Austria-Hungary, or the Austro-Hungarian Empire, known also as the 'dual monarchy', was the final form adopted by the Habsburg Empire in central Europe. The empire was reorganised in 1867 to two monarchic entities, the Austrian empire also known as Cisleithania (incorporating modern Austria, Bohemia, Moravia, Tyrol including South Tyrol, Slovenia, Dalmatia and the Lemberg (Lviv) region of western Ukraine) and the Apostolic Kingdom of Hungary also known as Transleithania (Hungary, Slovakia, Transsylvania, and Croatia). The two monarchies were united under single monarch, and although Austria and Hungary had separate governments for domestic purposes, they were one single country on the international stage. The reorganisation had taken place in an attempt to ease the strains within the monolithic Austrian Empire between the various national groups (indeed, the 'dual monarchy' Austro-Hungarian model was for a time advocated by early Sinn Féin as a way of solving the disputes between Ireland and Great Britain). However, it failed to satisfy the aspirations of the smaller national groupings in the empire, and indeed the Hungarian government, once freed of control from Vienna, itself attempted to 'Hungarianise' the Romanian, Slovak, Serbian and Croatian minorities within its borders.
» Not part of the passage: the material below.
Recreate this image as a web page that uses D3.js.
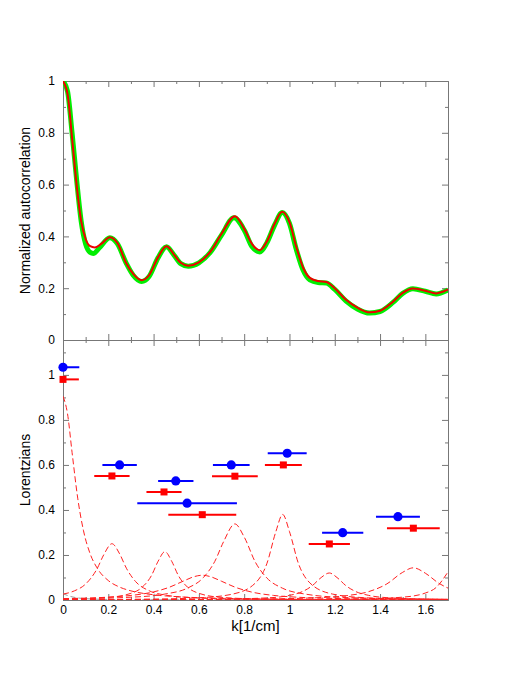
<!DOCTYPE html>
<html>
<head>
<meta charset="utf-8">
<script src="https://cdn.jsdelivr.net/npm/d3@7"></script>
<style>
  body { margin: 0; background: #fff; }
  text { font-family: "Liberation Sans", Arial, sans-serif; }
</style>
</head>
<body>
<div id="visArea"></div>
<script>

// Top panel: measured autocorrelation (green) and Lorentzian fit (red)
var dataK = [0, 0.02, 0.04, 0.06, 0.08, 0.10, 0.12, 0.134, 0.16, 0.207, 0.24, 0.28, 0.31, 0.347, 0.38, 0.42, 0.457, 0.49, 0.52, 0.553, 0.60, 0.65, 0.70, 0.755, 0.80, 0.835, 0.869, 0.90, 0.935, 0.968, 1.00, 1.03, 1.06, 1.09, 1.126, 1.163, 1.20, 1.25, 1.30, 1.354, 1.40, 1.457, 1.50, 1.545, 1.60, 1.648, 1.70];
var dataV = [1.0, 0.96, 0.80, 0.62, 0.46, 0.37, 0.338, 0.334, 0.355, 0.395, 0.372, 0.295, 0.25, 0.226, 0.245, 0.318, 0.36, 0.328, 0.295, 0.285, 0.298, 0.338, 0.405, 0.472, 0.425, 0.36, 0.34, 0.375, 0.445, 0.492, 0.45, 0.35, 0.27, 0.232, 0.222, 0.22, 0.195, 0.15, 0.12, 0.104, 0.11, 0.145, 0.18, 0.198, 0.188, 0.178, 0.193];

var fitK = [0, 0.02, 0.04, 0.06, 0.08, 0.10, 0.12, 0.14, 0.17, 0.207, 0.24, 0.28, 0.31, 0.347, 0.38, 0.42, 0.457, 0.49, 0.52, 0.553, 0.60, 0.65, 0.70, 0.759, 0.80, 0.835, 0.869, 0.90, 0.935, 0.968, 1.00, 1.03, 1.06, 1.09, 1.126, 1.163, 1.20, 1.25, 1.30, 1.354, 1.40, 1.457, 1.50, 1.545, 1.60, 1.648, 1.70];
var fitV = [1.0, 0.95, 0.78, 0.60, 0.46, 0.39, 0.362, 0.357, 0.372, 0.397, 0.375, 0.295, 0.255, 0.231, 0.25, 0.32, 0.362, 0.33, 0.298, 0.287, 0.30, 0.34, 0.41, 0.478, 0.43, 0.37, 0.347, 0.38, 0.45, 0.495, 0.455, 0.36, 0.28, 0.24, 0.228, 0.224, 0.20, 0.155, 0.125, 0.107, 0.113, 0.148, 0.182, 0.199, 0.19, 0.18, 0.195];

// Bottom panel: single Lorentzians, read as [k, value] pairs
var lor1 = [[0,0.905],[0.02,0.827],[0.04,0.656],[0.065,0.4525],[0.09,0.31],[0.12,0.205],[0.15,0.143],[0.2,0.0864],[0.25,0.0573],[0.3,0.0406],[0.4,0.0233],[0.5,0.015],[0.7,0.0077],[1.0,0.0038],[1.3,0.0023],[1.7,0.0013]];
var lor2 = [[0,0.026],[0.05,0.0405],[0.1,0.071],[0.15,0.138],[0.18,0.201],[0.216,0.25],[0.25,0.205],[0.28,0.141],[0.32,0.0825],[0.38,0.0413],[0.45,0.0221],[0.6,0.0087],[0.8,0.0039],[1.1,0.0017],[1.7,0.0006]];
var lor3 = [[0,0.0038],[0.2,0.0117],[0.3,0.0297],[0.35,0.0569],[0.39,0.1075],[0.42,0.172],[0.45,0.215],[0.48,0.172],[0.51,0.1075],[0.55,0.0569],[0.6,0.0297],[0.7,0.0117],[0.9,0.0038],[1.2,0.0014],[1.7,0.0005]];
var lor4 = [[0,0.0062],[0.2,0.0127],[0.3,0.0203],[0.4,0.036],[0.47,0.0569],[0.53,0.0833],[0.58,0.104],[0.615,0.11],[0.65,0.104],[0.7,0.0833],[0.76,0.0569],[0.83,0.036],[0.93,0.0203],[1.03,0.0127],[1.2,0.0068],[1.45,0.0034],[1.7,0.0021]];
var lor5 = [[0,0.0047],[0.3,0.0125],[0.45,0.0264],[0.55,0.0529],[0.62,0.0999],[0.67,0.171],[0.71,0.261],[0.759,0.338],[0.80,0.28],[0.85,0.167],[0.9,0.098],[0.97,0.052],[1.07,0.0262],[1.25,0.011],[1.7,0.0031]];
var lor6 = [[0,0.0015],[0.4,0.0042],[0.6,0.0097],[0.75,0.0264],[0.85,0.076],[0.9,0.161],[0.94,0.304],[0.97,0.38],[1.0,0.304],[1.04,0.161],[1.09,0.076],[1.19,0.0264],[1.34,0.0097],[1.54,0.0042],[1.7,0.0026]];
var lor7 = [[0,0.0006],[0.6,0.0023],[0.9,0.0093],[1.0,0.0205],[1.06,0.0387],[1.1,0.0631],[1.14,0.0998],[1.176,0.12],[1.21,0.0998],[1.25,0.0631],[1.29,0.0387],[1.35,0.0205],[1.45,0.0093],[1.7,0.0027]];
var lor8 = [[0,0.0008],[0.8,0.0034],[1.1,0.0092],[1.25,0.0192],[1.35,0.0373],[1.43,0.0715],[1.5,0.123],[1.547,0.143],[1.6,0.119],[1.66,0.074],[1.7,0.0528]];
var lor9 = [[0,0.0003],[0.5,0.0006],[1.0,0.0016],[1.3,0.0042],[1.5,0.0126],[1.6,0.031],[1.647,0.055],[1.7,0.125]];
var lorGray = [[0,0.028],[0.02,0.02],[0.04,0.014],[0.06,0.01],[0.1,0.006],[0.2,0.0025],[0.4,0.001],[0.8,0.0004],[1.7,0.0001]];
var lorentzians = [lor1, lor2, lor3, lor4, lor5, lor6, lor7, lor8, lor9];

// Peak positions with half widths (horizontal bars)
var blueK = [0, 0.25, 0.498, 0.548, 0.743, 0.99, 1.235, 1.479];
var blueV = [1.034, 0.60, 0.529, 0.43, 0.60, 0.652, 0.299, 0.37];
var blueW = [0.072, 0.076, 0.078, 0.22, 0.081, 0.086, 0.091, 0.097];

var redK = [0, 0.216, 0.446, 0.615, 0.759, 0.973, 1.176, 1.547];
var redV = [0.98, 0.551, 0.48, 0.379, 0.55, 0.60, 0.249, 0.319];
var redW = [0.07, 0.078, 0.0775, 0.15, 0.101, 0.0815, 0.091, 0.1165];

// Ticks
var xTicks = [0, 0.2, 0.4, 0.6, 0.8, 1, 1.2, 1.4, 1.6];
var xMinor = [0.1, 0.3, 0.5, 0.7, 0.9, 1.1, 1.3, 1.5];
var yTicks = [0, 0.2, 0.4, 0.6, 0.8, 1];
var yMinorTop = [0.1, 0.3, 0.5, 0.7, 0.9];
var yMinorBot = [0.1, 0.3, 0.5, 0.7, 0.9, 1.1];


function makeVis(){
  var svg = d3.select('#visArea')
              .append('svg')
              .attr('width', 526)
              .attr('height', 681);

  var x = d3.scaleLinear().domain([0, 1.7]).range([63, 448]);
  var yTop = d3.scaleLinear().domain([0, 1]).range([340, 81]);
  var yBot = d3.scaleLinear().domain([0, 1.155]).range([600, 340]);

  var defs = svg.append('defs');
  defs.append('clipPath').attr('id', 'clipTop')
      .append('rect').attr('x', 63).attr('y', 81).attr('width', 385).attr('height', 259);
  defs.append('clipPath').attr('id', 'clipBot')
      .append('rect').attr('x', 63).attr('y', 340).attr('width', 385).attr('height', 260);

  drawFrame(svg, x, yTop, yMinorTop, false);
  drawFrame(svg, x, yBot, yMinorBot, true);

  drawTop(svg, x, yTop);
  drawBottom(svg, x, yBot);

  // axis titles
  svg.append('text')
     .attr('transform', 'translate(30,210.5) rotate(-90)')
     .style('text-anchor', 'middle')
     .style('font-size', '14px')
     .text('Normalized autocorrelation');
  svg.append('text')
     .attr('transform', 'translate(30,470) rotate(-90)')
     .style('text-anchor', 'middle')
     .style('font-size', '14px')
     .text('Lorentzians');
  svg.append('text')
     .attr('x', 255.5)
     .attr('y', 631)
     .style('text-anchor', 'middle')
     .style('font-size', '15px')
     .text('k[1/cm]');
}


function drawFrame(svg, x, y, yMinor, labelX){
  var g = svg.append('g').attr('class', 'frame');
  var y0 = y.range()[0], y1 = y.range()[1];
  var fmt = function(d){ return String(+d.toFixed(1)); };

  // x: bottom and top edges, ticks pointing inward
  var xb = g.append('g').attr('transform', 'translate(0,' + y0 + ')');
  xb.call(d3.axisBottom(x).tickValues(xTicks).tickSize(-6).tickSizeOuter(0)
            .tickPadding(5).tickFormat(labelX ? fmt : ''));
  xb.append('g').call(d3.axisBottom(x).tickValues(xMinor).tickSize(-3).tickSizeOuter(0).tickFormat(''));

  var xt = g.append('g').attr('transform', 'translate(0,' + y1 + ')');
  xt.call(d3.axisTop(x).tickValues(xTicks).tickSize(-6).tickSizeOuter(0).tickFormat(''));
  xt.append('g').call(d3.axisTop(x).tickValues(xMinor).tickSize(-3).tickSizeOuter(0).tickFormat(''));

  // y: left and right edges
  var yl = g.append('g').attr('transform', 'translate(' + x.range()[0] + ',0)');
  yl.call(d3.axisLeft(y).tickValues(yTicks).tickSize(-6).tickSizeOuter(0).tickPadding(8).tickFormat(fmt));
  yl.append('g').call(d3.axisLeft(y).tickValues(yMinor).tickSize(-3).tickSizeOuter(0).tickFormat(''));

  var yr = g.append('g').attr('transform', 'translate(' + x.range()[1] + ',0)');
  yr.call(d3.axisRight(y).tickValues(yTicks).tickSize(-6).tickSizeOuter(0).tickFormat(''));
  yr.append('g').call(d3.axisRight(y).tickValues(yMinor).tickSize(-3).tickSizeOuter(0).tickFormat(''));

  g.selectAll('path.domain').style('stroke', '#777').style('stroke-width', '1');
  g.selectAll('.tick line').style('stroke', '#777');
  g.selectAll('.tick text')
   .style('font-size', '12px')
   .style('fill', '#000')
   .style('font-family', '"Liberation Sans", Arial, sans-serif');
}


function drawTop(svg, x, y){
  var g = svg.append('g').attr('clip-path', 'url(#clipTop)');
  var line = d3.line()
               .x(function(d){ return x(d[0]); })
               .y(function(d){ return y(d[1]); })
               .curve(d3.curveMonotoneX);

  g.append('path')
   .datum(d3.zip(dataK, dataV))
   .attr('d', line)
   .style('fill', 'none')
   .style('stroke', '#00ee00')
   .style('stroke-width', '5');

  g.append('path')
   .datum(d3.zip(fitK, fitV))
   .attr('d', line)
   .style('fill', 'none')
   .style('stroke', '#ee0000')
   .style('stroke-width', '2');
}


function drawBottom(svg, x, y){
  var line = d3.line()
               .x(function(d){ return x(d[0]); })
               .y(function(d){ return y(d[1]); })
               .curve(d3.curveMonotoneX);

  var curves = svg.append('g').attr('clip-path', 'url(#clipBot)');
  curves.append('path')
        .datum(lorGray)
        .attr('d', line)
        .style('fill', 'none')
        .style('stroke', '#999')
        .style('stroke-width', '1')
        .style('stroke-dasharray', '5,3');

  curves.selectAll('path.lor')
        .data(lorentzians)
        .enter()
        .append('path')
        .attr('class', 'lor')
        .attr('d', line)
        .style('fill', 'none')
        .style('stroke', '#ff2020')
        .style('stroke-width', '1')
        .style('stroke-dasharray', '6,3');

  var bars = svg.append('g').attr('clip-path', 'url(#clipBot)');
  var blue = d3.range(blueK.length);
  var red = d3.range(redK.length);

  bars.selectAll('line.blue')
      .data(blue)
      .enter()
      .append('line')
      .attr('class', 'blue')
      .attr('x1', function(i){ return x(blueK[i] - blueW[i]); })
      .attr('x2', function(i){ return x(blueK[i] + blueW[i]); })
      .attr('y1', function(i){ return y(blueV[i]); })
      .attr('y2', function(i){ return y(blueV[i]); })
      .style('stroke', '#0000ff')
      .style('stroke-width', '2');

  bars.selectAll('line.red')
      .data(red)
      .enter()
      .append('line')
      .attr('class', 'red')
      .attr('x1', function(i){ return x(redK[i] - redW[i]); })
      .attr('x2', function(i){ return x(redK[i] + redW[i]); })
      .attr('y1', function(i){ return y(redV[i]); })
      .attr('y2', function(i){ return y(redV[i]); })
      .style('stroke', '#ff0000')
      .style('stroke-width', '2');

  var marks = svg.append('g').attr('class', 'markers');
  marks.selectAll('circle')
       .data(blue)
       .enter()
       .append('circle')
       .attr('cx', function(i){ return x(blueK[i]); })
       .attr('cy', function(i){ return y(blueV[i]); })
       .attr('r', 4.6)
       .style('fill', '#0000ff');

  marks.selectAll('rect')
       .data(red)
       .enter()
       .append('rect')
       .attr('x', function(i){ return x(redK[i]) - 3.5; })
       .attr('y', function(i){ return y(redV[i]) - 3.5; })
       .attr('width', 7)
       .attr('height', 7)
       .style('fill', '#ff0000');
}


makeVis();
</script>
</body>
</html>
Under such strains, the dual monarchy system could not survive the shock of defeat in the First World War. The empire broke up into a number of separate sovereign states and areas annexed to neighbouring states; this was formalised by treaties made in 1919-20.
The following states emerged from the Austro-Hungarian Empire in the 1918-20 period: Austria, Hungary, Czechoslovakia. Land formerly part of the empire was also annexed by Italy, Yugoslavia, Romania and Poland.